Setting up two-factor authentication (2FA)

Created:  08 Aug 2018
Updated:  08 Aug 2018
Woman setting up 2FA
How setting up 2FA can help protect your online accounts, even if your password is stolen.

This guidance explains how you can set up two-factor authentication (2FA) on your important online accounts. Doing this makes it harder for criminals to access your online accounts, even if they know your password. 

IT professionals who need advice on implementing 2FA across larger organisations should refer to the NCSC's separate guidance on multi-factor authentication for online services

 

What is two-factor authentication (2FA)?

Two-factor authentication (often shortened to 2FA) provides a way of 'double checking' that you really are the person you are claiming to be when you're using online services, such as banking, email or social media. It is available on most of the major online services. 

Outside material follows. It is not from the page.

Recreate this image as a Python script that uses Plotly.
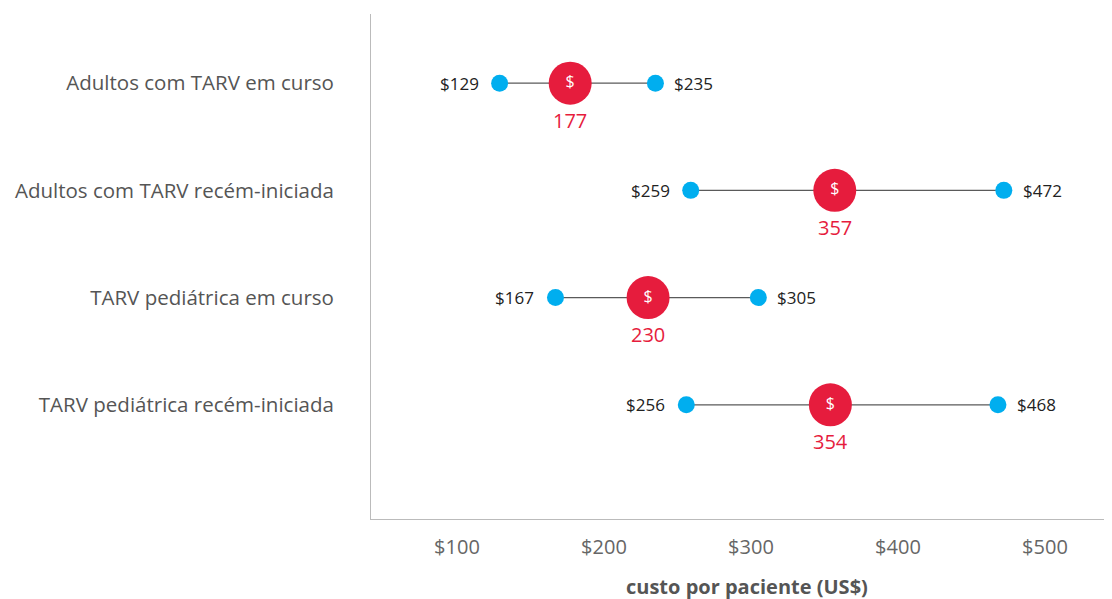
import plotly.graph_objects as go

categories = ["Adultos com TARV em curso", "Adultos com TARV recém-iniciada",
              "TARV pediátrica em curso", "TARV pediátrica recém-iniciada"]
low = [129, 259, 167, 256]
high = [235, 472, 305, 468]
mid = [177, 357, 230, 354]
tick_vals = [100, 200, 300, 400, 500]
tick_text = ["$100", "$200", "$300", "$400", "$500"]
x_title = "custo por paciente (US$)"

ypos = list(range(len(categories)))
FONT = "Open Sans"
RED = "#E61C3D"
BLUE = "#00AEEF"

fig = go.Figure()
for i in ypos:
    fig.add_trace(go.Scatter(x=[low[i], high[i]], y=[i, i], mode="lines",
                             line=dict(color="#5a5a5a", width=1.2), hoverinfo="skip",
                             showlegend=False))

fig.add_trace(go.Scatter(x=low + high, y=ypos + ypos, mode="markers",
                         marker=dict(color=BLUE, size=17), showlegend=False))
fig.add_trace(go.Scatter(x=mid, y=ypos, mode="markers+text",
                         marker=dict(color=RED, size=43),
                         text=["$"] * len(mid), textposition="middle center",
                         textfont=dict(family=FONT, size=16, color="white"),
                         showlegend=False))

annotations = []
for i in ypos:
    annotations.append(dict(x=low[i], y=i, xref="x", yref="y", text=f"${low[i]}",
                            showarrow=False, xanchor="right", yanchor="middle",
                            xshift=-19, font=dict(family=FONT, size=17, color="#222222")))
    annotations.append(dict(x=high[i], y=i, xref="x", yref="y", text=f"${high[i]}",
                            showarrow=False, xanchor="left", yanchor="middle",
                            xshift=17, font=dict(family=FONT, size=17, color="#222222")))
    annotations.append(dict(x=mid[i], y=i, xref="x", yref="y", text=str(mid[i]),
                            showarrow=False, xanchor="center", yanchor="middle",
                            yshift=-37, font=dict(family=FONT, size=20, color=RED)))
annotations.append(dict(x=0.508, y=-0.1327, xref="paper", yref="paper",
                        text=f"<b>{x_title}</b>", showarrow=False,
                        xanchor="center", yanchor="middle",
                        font=dict(family=FONT, size=20, color="#555555")))

fig.update_layout(
    width=1104, height=591,
    margin=dict(l=363, r=0, t=6, b=80, autoexpand=False),
    plot_bgcolor="white", paper_bgcolor="white",
    font=dict(family=FONT),
    annotations=annotations,
    xaxis=dict(range=[41.5, 545.6], tickvals=tick_vals, ticktext=tick_text,
               showgrid=False, zeroline=False, showline=True, linecolor="#BBBBBB",
               linewidth=1, ticks="", tickfont=dict(size=20, color="#666666"),
               ticklabelstandoff=10, automargin=False),
    yaxis=dict(range=[4.065, -0.645], tickvals=ypos, ticktext=categories,
               showgrid=False, zeroline=False, showline=True, linecolor="#BBBBBB",
               linewidth=1, ticks="", tickfont=dict(size=20.5, color="#555555"),
               ticklabelstandoff=32, automargin=False),
)

fig.write_html("out.html")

When setting up 2FA, the service will ask you to provide a 'second factor', which is something that you (and only you) can access. This could be a code that's sent to you by text message, or that's created by an app.

 

Why should I use 2FA?

Passwords can be stolen by cyber criminals, potentially giving them access to your online accounts. However, accounts that have been set up to use 2FA will require an extra check, so even if a criminal knows your password, they won't be able to access your accounts.

The NCSC recommends that you set up 2FA on your 'important' accounts; these will typically be the 'high value' accounts that protect things that you really care about, and would cause the most harm to you if the passwords to access these accounts were stolen. You should also use it for your email, as criminals with access to your inbox can use it to reset passwords on your other accounts.

 

How do I set up 2FA?

Some online services will already have 2FA switched on. However most don't, so you will need to switch it on yourself to give extra protection to your other online accounts, such as email, social media and cloud storage. If available, the option to switch on 2FA is usually found in the security settings of your account (where it may also be called 'two-step verification').

The website www.turnon2fa.com/tutorials contains up-to-date instructions on how to set up 2FA across popular online services such as Gmail, Facebook, Twitter, LinkedIn, Outlook and iTunes.

 

What are the different 'types' of 2FA?

When 2FA is switched on, you'll be asked to provide a second factor in order to access your account. There are several types of second factor available:

  • Text messages. Most services tend to offer 2FA over text message by default. During setup, you provide your phone number, and the service will send you a message containing the code to use. Some services can also send a code using voice message if you find this easier. Text messages are not the most secure type of 2FA, but still offer a huge advantage over not using any 2FA. Any two-factor authentication is better than not having it at all.
  • Authenticator Apps on your smart phone (or tablet) are the main alternative to text messages. Google Authenticator and Microsoft Authenticator are examples of this type of app. Once you've installed one, you can use the same app when setting up 2FA on any accounts that have this as an option. These apps offer lots of advantages over text messages, such as not needing a mobile signal, or having to wait for a text message to arrive.
  • Some accounts also give you a list of backup codes when you switch on 2FA. When asked for a code you can use one of these, but each code will only work once, so you'll need to create more when you've used them all. Backup codes are really useful if you need to log on without a phone to hand. You will need to store the codes somewhere safe.

There are other second factors, that are offered by a few services. For example, some have apps that just ask you for permission once you've logged in. Others let you use 'security keys', which are small devices you can buy. You may also be able to use email as the second factor, provided it's a different email account from the one used to reset your password. If your account offers one of these, and you think it would work for you, then they are all good second factors.

It's also a good idea to have a backup plan, in case you haven't got access to your usual second factor (for example, if the battery on your mobile phone has run out). Many services let you set up more than one option for this reason. Backup codes are ideal for this, since they can be used even if you lose your phone.

Note that some services use memorable information or a security question (such as 'What was the name of your first pet?') as an alternative to 2FA. These do not offer the same protection so you should still turn on 2FA if it is available.

 

Do I have to use 2FA every time I access a service?

No. Once set up, you should only be asked for it when you're doing something where it would really matter if it was a cyber-criminal, rather than you. These are usually things like setting up a new payee for your bank account, logging into an account from a new device, or changing your password. This stops cyber-criminals from doing things that could harm you, but means that you don't have to be checked every time. If you are asked for your second factor every time you log in on your own device, you can look for an option such as 'remember my device' or 'remember this browser'.

 

What if 2FA isn't available?

The NCSC would like to see 2FA offered on all services which might hold your personal data, spend your money, or play another important role in your life. While many major services do offer it, there are still some that do not. If 2FA is not available on one of your important accounts, like email, you should ensure that it has a strong unique password. You may even want to consider changing services to one that does offer two-factor authentication.